I have little regard for an individual introduced to me who doesn’t even look up from their cell phone and hands me a flaccid hand, no grip, no engagement. If that person were to come to me at some point in the future for a job, I would immediately move on to the next candidate.
Are you wearing sunglasses? Even if it is sunny and you’re outside, be courteous and remove your sunglasses. Part of that first impression is being able to see your eyes. Even if the person you’re meeting does not remove their sunglasses, you have been the one to have made a better and more lasting positive first impression.
When you know you’re going to be meeting someone for the first time and you’re told, “No big deal. Dress casual.” Don’t roll out of bed and put on your smelly crumpled shirt and trousers from yesterday. If you dress as if you don’t care, then why should anyone believe that you’ll care any more about anything else? You don’t have to be the best dressed person in the room, but dress as if you have taken some time to prepare for the occasion. Simple courtesy goes a very long way.

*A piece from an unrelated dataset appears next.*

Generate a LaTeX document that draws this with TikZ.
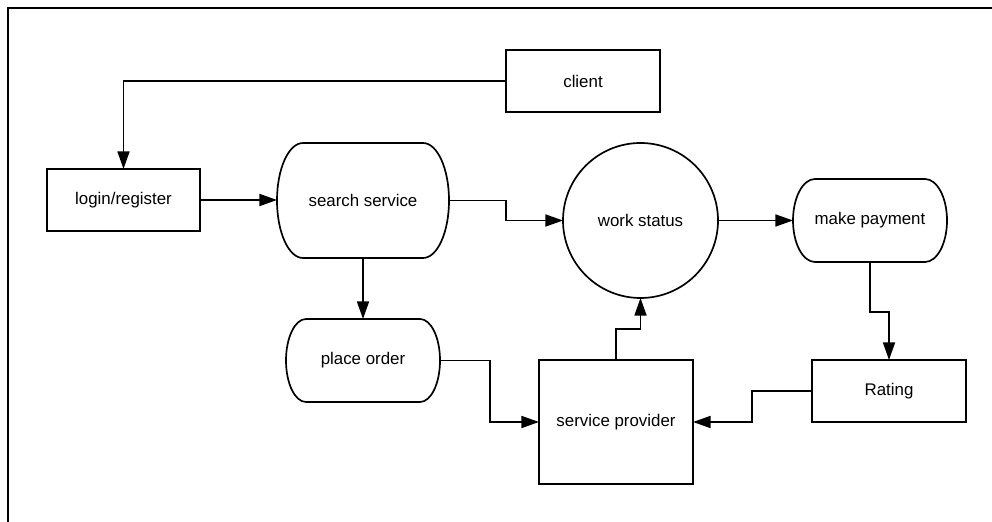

Be careful, too, when meeting someone important to your partner. We had a holiday party at our home and my husband invited all his team and their significant others. Most everyone was very pleasant, courteous, on their best behavior. Except one person. She accompanied a new hire on my husband’s team, and while he had made an excellent impression during his job interview, his girlfriend proceed to ruin it at the party. She complained about the food, didn’t like the gifts that were passed out, and proceeded to tell us everything that she found wrong with her boyfriend.

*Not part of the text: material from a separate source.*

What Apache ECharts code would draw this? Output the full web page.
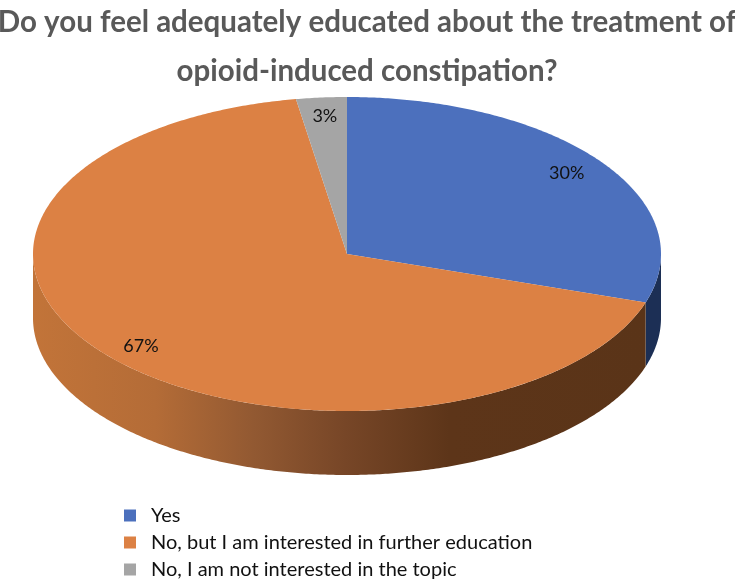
<!DOCTYPE html>
<html><head><meta charset="utf-8">
<style>html,body{margin:0;padding:0;background:#fff}#c{width:735px;height:581px}</style>
<script src="https://cdn.jsdelivr.net/npm/echarts@6/dist/echarts.min.js"></script>
</head><body><div id="c"></div>
<script>
const titleText = 'Do you feel adequately educated about the treatment of\nopioid-induced constipation?';
const categories = ['Yes', 'No, but I am interested in further education', 'No, I am not interested in the topic'];
const shares = [30, 67.4, 2.6];
const topColors = ['#4c70bd', '#dc8144', '#a5a5a5'];
const wallStops = [
  [[0, '#1c2f55'], [1, '#1c2f55']],
  [[0, '#c27439'], [0.2, '#b46c37'], [0.36, '#925932'], [0.51, '#774627'], [0.68, '#5d3519'], [1, '#5a3418']],
  [[0, '#666666'], [1, '#666666']]
];
const cx = 347, cy = 254, rx = 314, ry = 157, depth = 64;
const total = shares.reduce((a, b) => a + b, 0);
const pt = (deg, dy) => [cx + rx * Math.sin(deg * Math.PI / 180), cy - ry * Math.cos(deg * Math.PI / 180) + (dy || 0)];
function arc(a, b, dy) {
  const out = [], n = Math.max(2, Math.ceil((b - a) * 2));
  for (let i = 0; i <= n; i++) out.push(pt(a + (b - a) * i / n, dy));
  return out;
}
function makeRender(idx) {
  return function () {
    const start = shares.slice(0, idx).reduce((a, b) => a + b, 0) / total * 360;
    const end = start + shares[idx] / total * 360;
    const children = [];
    const a = Math.max(start, 90), b = Math.min(end, 270);
    if (b > a) {
      const upper = arc(a, b, 0), lower = arc(a, b, depth).reverse();
      const fill = { type: 'linear', x: cx - rx, y: 0, x2: cx + rx - 16, y2: 0, global: true,
        colorStops: wallStops[idx].map(s => ({ offset: s[0], color: s[1] })) };
      children.push({ type: 'polygon', shape: { points: upper.concat(lower) }, style: { fill: fill } });
    }
    children.push({ type: 'polygon', shape: { points: [[cx, cy]].concat(arc(start, end, 0)) },
      style: { fill: topColors[idx] } });
    const mid = (start + end) / 2 * Math.PI / 180;
    children.push({ type: 'text', z2: 10, style: {
      text: Math.round(shares[idx] / total * 100) + '%',
      x: cx + rx * 0.865 * Math.sin(mid), y: cy + 1 - ry * 0.89 * Math.cos(mid),
      align: 'center', verticalAlign: 'middle',
      font: '18px Lato', fill: '#111111' } });
    return { type: 'group', children: children };
  };
}
const chart = echarts.init(document.getElementById('c'), null, { renderer: 'canvas' });
chart.setOption({
  animation: false,
  backgroundColor: '#ffffff',
  title: { text: titleText, left: 367, top: -2, padding: 0, textAlign: 'center',
    textStyle: { fontFamily: 'Lato', fontWeight: 'bold', fontSize: 29.5, lineHeight: 49, color: '#595959' } },
  legend: { orient: 'vertical', left: 124, top: 504, padding: 0, itemWidth: 12, itemHeight: 12, itemGap: 4,
    icon: 'rect', selectedMode: false, data: categories,
    textStyle: { fontFamily: 'Lato', fontSize: 20, color: '#111111', padding: [0, 0, 0, 10], lineHeight: 23 } },
  series: categories.map((name, i) => ({
    type: 'custom', name: name, coordinateSystem: 'none', silent: true,
    itemStyle: { color: topColors[i] },
    data: [shares[i]], renderItem: makeRender(i)
  }))
});
</script></body></html>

Fortunately, her boyfriend is an excellent worker, and had already created a track record at work. But if that had not been the case, his girlfriend could have absolutely ruined his chances at even getting an interview because she had made herself so obnoxious. Her baggage doesn’t belong to anyone but herself, and in a social situation where she was meeting a number of people the first time, it would have been better if she had just quietly smiled and said nothing.
Lastly, don’t talk about yourself. Engage the other person in conversation and ask what I call “Discovery Questions.” These are questions designed to “discover” things about the other person. So, obviously, no “yes” or “no” questions, and when you ask a question, be attentive to the answer. People are very taken when someone asks questions about them and really listen to their answers.
It doesn’t take a lot to make a good first impression. And, even as demonstrated at the beginning where I made what I was afraid was a lousy first impression, I managed to save it by staying in tune with the situation and not belaboring the point that I had made a mess in the office of my new boss. She remembered that and gave me the job.